I guess that's a bit harsh, and I don't really mean it, but this job is really starting to get unbearable you know? The only good thing about work besides the income is that i get to think and compose while suffering through such excruciating monotony, but that is something I could do in the comfort of my own home. And I'm sure I can find another job less boring. I'm really only there to help out my friend Mark. I'm probably just having a momentary fit of anger, but I know for a fact that I've been working the same job too long.

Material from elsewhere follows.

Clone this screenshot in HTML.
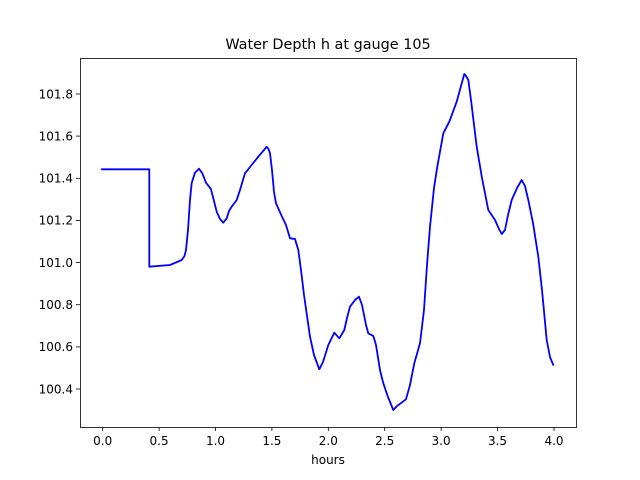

Anyway, enough with the bitching, here's a poem I composed today (untitled for the moment)



Hurtful words that end in tears
Crashing sound as you slam the door
Once again we spurn our love
While my empty heart hits the floor

Another day I run to your arms
Familiar refrain of repeated sorrow
Brief respite in lovers joy
Knowing you'll be in tears on the morrow

Glass hearts in foreign hands
Destined souls fumbling in the dark
Reaching through briar and thorn
Seeking out our love forlorn

Into another's arms we flee unto
But never forgetting the joy in our hurt
Habitual regret we tentatively call
United again you cling to my shirt

Clash and conflict hedgehog's dilemma
My Montague to your Capulet
Pain to despair we close our hearts
To walk away, Love's final regret



Glass hearts in foreign hands
Destined souls fumbling in the dark
Reaching through briar and thorn
Seeking out our love forlorn

- Jason H


Can anyone guess what this poem is about?